No man can watch the newspapers for a number of years without being struck by the great number of promises that medical researchers make that are never fulfilled. The never-ending stream of new drugs that are announced in the press, as offering hope to the sick, only to disappear from the drug stores in a short time indicates, as few things do, the utter confusion of the medical mind. A new drug is produced; it enjoys a brief period of newspaper glory and passes unnoticed to the land of shades, only to be followed by another new drug which goes through the same experience. No matter how high the hopes raised, no matter how great the promises made, none of medicine's cures remain cures for very long. Medicine tries so hard to find cures but turns up only false cures.

So long as they continue to live, those who suffer with incurable disease continue to run after the new medicines; when one nostrum fails, they go after a new one with the same eagerness with which they took up the old one. For the people will continue to run after new nostrums as fast as they are made or discovered, until they fully understand that the healing principle exists in the living organism and nowhere else and that every drug ever used always was and always will be a hindrance instead of a help to the healing process. The people must learn that the drugging practice is the arch foe of the sick.
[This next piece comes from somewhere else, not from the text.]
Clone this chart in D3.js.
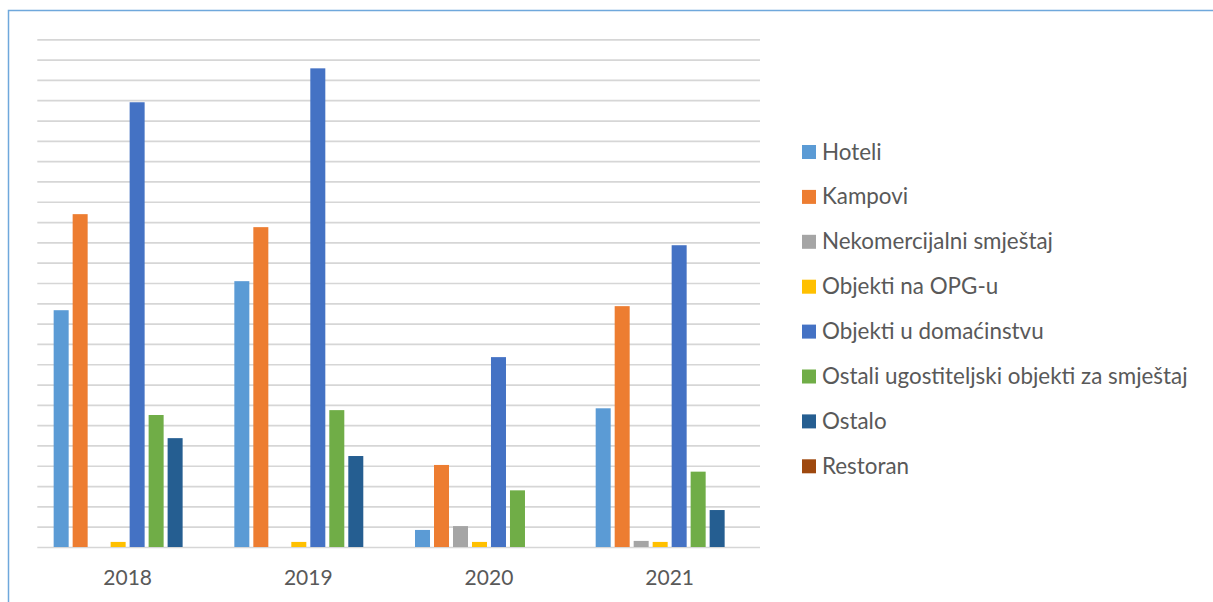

Let us not be fooled. Physicians are well aware that their professed knowledge of the "science of medicine" is all equal to a cipher. They have no science. They cannot tell us of the modus operandi of a single drug. They have no correct definition of disease. Yet they utter sounds, after the manner of a certain biped that paddles in our pools, whenever they find that someone knows them and can fathom the shallow depths of their wisdom. They have cried "quack" so long and so loudly that it is now accepted as a term belonging exclusively to them. We congratulate them upon their happy choice of a title.

The specious plea in defense of the employment of certain drugs that, "if they do no good, they can at least do no harm," is palpably false. Whatever involves an expenditure of organic forces, whether a drug or a Hygienic agent, must of necessity be positively injurious if it fails to do good. There can be no neutral ground that can be occupied by either drugs or Hygienic materials and conditions. In using them or in resisting and expelling them, the forces of life are expended and if there is nothing inherent in them that provides rumuneration, they are to be condemned and rejected as enemies of life and health. It is upon the basis of this principle that food becomes an enemy under those conditions of the organism in which it cannot be used, that exercise becomes harmful when rest is the great need, etc., etc. If Hygienic materials are harmful when they are not usable or needed, should not drugs, which are never usable, also prove harmful "if they do no good?"

It has long been known (it was much stressed by Trall) that there is no way to tell in advance of its administration what effects will follow a drug in any individual. As a simple example: a dose of castor oil may be given as a cathartic and it may be expelled by vomiting instead. Nor is it possible, by any scientific method, to predict with accuracy what side effects will develop in any particular individual. Effects may differ in the same individual at different times and under different conditions. The sex of the patient is a factor in determining this. A report comes from the Johns Hopkins Hospital in Baltimore that studies made during a two-year period established the fact that women are more susceptible to adverse reactions to drugs than men. Studies have also shown that drug reactions may be complicated by some foods, such as cheese and, also, by previous medication. The whole matter is so complicated that, even if drugs had any value, the physician would be forever working in the dark.

Giving drugs to the sick is a great charlantanry, the sheerest empiricism, the veriest folly, and should be classed as the most outrageous knavery and the most audacious crime listed on crime's calendar. If the men who prescribe drugs were as intelligent as they are deluded, they would long since have ceased poisoning their patients. As for the recipients, no suicide that was ever buried could compare with drug taking, did the people but know how surely they are killing themselves.